Chi ci conduce al Padre e al Figlio è proprio lo Spirito, questo vento o soffio (Gen 1,1-2; Gv 3,8; 20,22, ruah in ebraico, pneuma ‘spirito’ in greco) che muove tutto ciò che è inerte, che ci sconvolge, ma anche rincuora mentre siamo chiusi nei nostri ‘cenacoli’; questo fuoco ardente (Es 40,38; At 2,3-4) che ci rischiara nella notte con la sua luce inestinguibile, ma anche acqua (Gv 7,37-39, 19,34) che disseta quanti soffrono nell’aridità dei propri deserti.

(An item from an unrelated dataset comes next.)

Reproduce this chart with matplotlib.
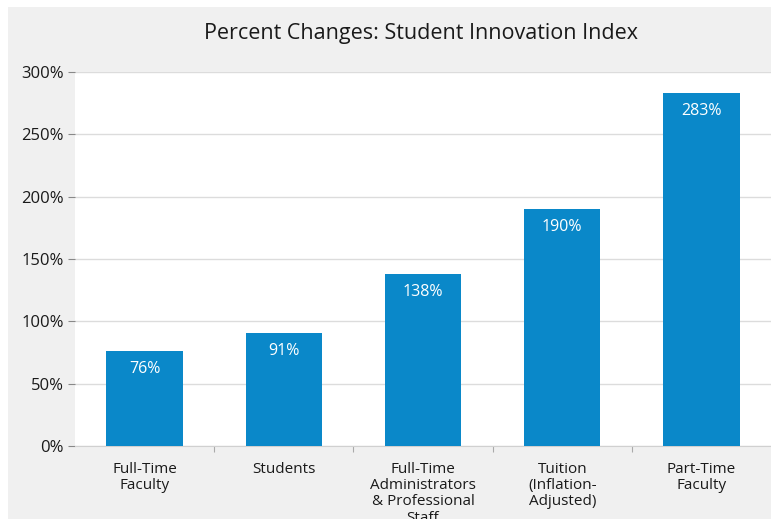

Come Gesù aveva narrato e ascoltato le cose del Padre, così lo Spirito si metterà in ascolto di Gesù e nuovamente ‘ri-annunzierà’ (il verbo ananghéllein) le cose che avvengono. Dunque lo Spirito ha il compito di ribadire l’annuncio, di ridirlo e, con ogni probabilità, di spiegarne il senso, di fornirne l’interpretazione nel corso del tempo. Questa ri-annunciazione del vangelo ci dà la misura del dinamismo tri-unitario, ma anche della dinamica vitalità della Parola che continua ad essere pronunciata ogni giorno sul mondo e che, tramite lo Spirito, ci viene consegnata come appena emessa.
Il vangelo, insomma, non è stato annunciato una volta e per tutte.
Non è sufficiente che sia stato scritto e che gli uomini se lo raccontino di padre in figlio. La Parola del Signore non è sterile ripetizione di una pagina scritta ma ‘voce’ da ascoltare e che dentro noi si trasforma in impulso ad agire, proprio grazie allo Spirito che ‘prende’ i tratti di Gesù e li comunica nuovamente al mondo. Questa vicinanza tra Gesù e lo Spirito è ravvisabile in molteplici tratti comuni: entrambi sono un dono inviato dal Padre; non parlano di propria autorità, ma rendono testimonianza (Gesù a Dio; lo Spirito a Gesù); insegnano e conducono alla verità (Leon-Dufour).
Lo Spirito vivifica, cioè rende viva e presente la Parola del Signore nel cuore del cristiano. Il suo compito è quindi di ricordare le parole di Gesù (Gv 14,26), di ri-dirle dentro ognuno di noi, di insegnare riguardo alle cose del Padre. Lo Spirito scende in noi, apre la mente all’intelligenza delle Scritture e risuscita lettera morta.
A quel punto possiamo riconoscere Gesù e rendere viva la sua Parola al punto che Amatevi come io vi ho amati diventa subito impulso ad agire, progetto di vita, azione da compiere oggi a partire dalle proprie relazioni. Dunque, «non più un Dio astratto, che per questo motivo rischia di essere assente, ma qualcuno che si prende cura di noi, che veglia su di noi, e con cui, nei momenti di pace e di abbandono, ma anche nei momenti di estrema desolazione, noi possiamo conversare con tono familiare come fa un bambino col proprio padre» (A. Louf).